Case ID: wash_56/html/0249-01.html
Source: Caselaw Access Project
Author: {"author": "Per Curiam.", "license": "Public Domain", "url": "https://static.case.law/"}
Date Created: 2024-08-24T03:29:51.129683

[No. 8414.
    Department Two.
    December 10, 1909.]
    The State of Washington, on the Relation of L. L. True et al., Plaintiff, v. The Superior Court for Spokane County, Respondent.
      
    
    Eminent Domain — Public Use — Evidence—Sufficiency. The evidence of an engineer in charge of the surveys that a certain lot was necessary for the use of a railroad for a warehouse in which to handle its freight business is competent and sustains a finding that it was necessary for a public use.
    Certiorari to review an order of the superior court for Spokane county, Hinkle, J., entered September 20, 1909, adjudging a public use in condemnation proceedings, after a hearing before the court.
    Affirmed.
    
      H. M. Stephens (G. C. Israel, of counsel), for relators.
    
      H. H. Field and Cullen Dudley, for respondent.
    
      
       Reported in 105 Pac. 639.
    
   Per Curiam.

This proceeding is to review an order in condemnation, adjudging a certain lot in the city of Spokane necessary for a public use for the Chicago, Milwaukee & Puget Sound Railroad Company, a public service corporation. The petition in condemnation alleges that the lot is necessary

“for the purpose of construction, maintenance, and operation of said branch line of railroad, and for the necessary side tracks, depots, grounds, terminals, transfer and switching grounds, and warehouses required for receiving, delivering, storage and handling of freight with security and safety to the public, and the construction, maintenance, and operation of said proposed branch railroad, each and all of which uses are public uses.”
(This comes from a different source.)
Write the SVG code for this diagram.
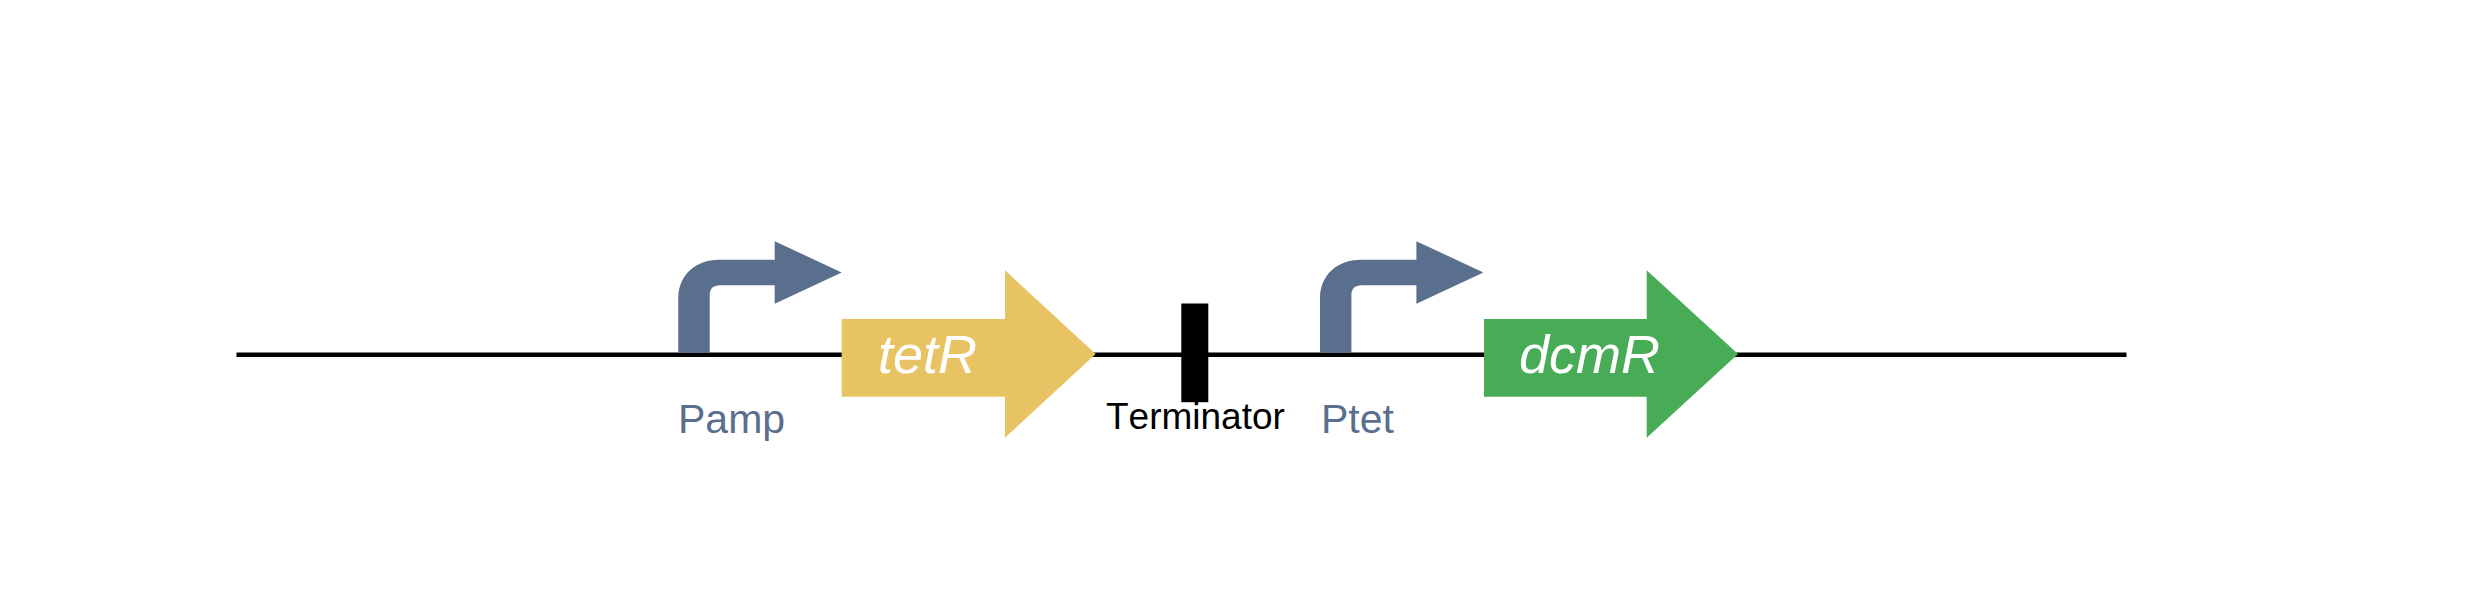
<svg xmlns="http://www.w3.org/2000/svg" width="2480" height="591" viewBox="0 0 2480 591">
<style>
text{font-family:"Liberation Sans",Arial,sans-serif;font-kerning:none}
.promoter{fill:#5a6e8d}
.plabel{fill:#5a6e8d;font-size:41px}
.gene{fill:#fff;font-size:54px;font-style:italic}
</style>
<defs>
<path id="bent" d="M678.3 352.7V298C678.3 275 696 259.8 719 259.8H774.7V241.2L841.7 272.5L774.7 303.8V285.2H720C713 285.2 709.7 288.5 709.7 295.5V352.7Z"/>
</defs>
<rect width="2480" height="591" fill="#fff"/>
<g id="connectors">
<line x1="236.5" y1="354.8" x2="2126.5" y2="354.8" stroke="#000" stroke-width="4.6"/>
</g>
<g id="pamp">
<use href="#bent" class="promoter"/>
<text class="plabel" x="678" y="433">Pamp</text>
</g>
<g id="tetR">
<path d="M841.7 319H1005V270.3L1095.7 354L1005 437.7V396.7H841.7Z" fill="#e8c364"/>
<text class="gene" x="878" y="373">tetR</text>
</g>
<g id="terminator">
<rect x="1181.3" y="303.5" width="27" height="98.7" fill="#000"/>
<text x="1106" y="429.3" font-size="37" fill="#000">Terminator</text>
</g>
<g id="ptet">
<use href="#bent" class="promoter" x="641.7"/>
<text class="plabel" x="1321" y="433">Ptet</text>
</g>
<g id="dcmR">
<path d="M1484 319H1646.7V270.3L1738 354L1646.7 437.7V396.7H1484Z" fill="#48ac57"/>
<text class="gene" x="1519" y="373">dcmR</text>
</g>
</svg>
It is contended by the relators that there is no competent evidence that the property sought is necessary for the uses of the railroad company, and that the evidence shows that a part of the property is sought merely for the purpose of constructing warehouses thereon, to be leased to private persons for private purposes. After reading the evidence introduced, we are satisfied that there is no merit in these contentions. The engineer in charge of the surveys in the city, of Spokane testified that the whole of the lot was necessary for the use of the railroad company for the purposes mentioned. He was clearly a competent witness to testify upon that subject, Counsel for the relators endeavored to have this witness say that the warehouses proposed to be constructed upon a portion of the property were to be leased to private persons for private business, but the witness refused to so testify, and insisted that the warehouses were necessary for the use of the company in order to handle its freight business, and that the whole of the lot was necessary, even insufficient, for the-use of the railroad company. We find no justification for relators claiming otherwise upon this record.

Several collateral questions are presented in the brief, but all the pertinent questions in this case have been determined by this court in,” State ex rel. Harlan v. Centralia-Chehalis Elec. R. & P. Co., 42 Wash. 632, 85 Pac. 344, 7 L. R. A. (N. S.) 198; State ex rel. Hulme v. Grays Harbor & Puget Sound R. Co., 54 Wash. 530, 103 Pac. 809; State ex rel. Merriam v. Superior Court, 55 Wash. 64, 104 Pac. 148; State ex rel. Forney v. Superior Court, 55 Wash. 215, 104 Pac. 200; State ex rel. McIntosh v. Superior Court, ante p. 214, 105 Pac. 637; and it is unnecessary to again enter into a discussion thereof. There is no error in the record, and the judgment is affirmed.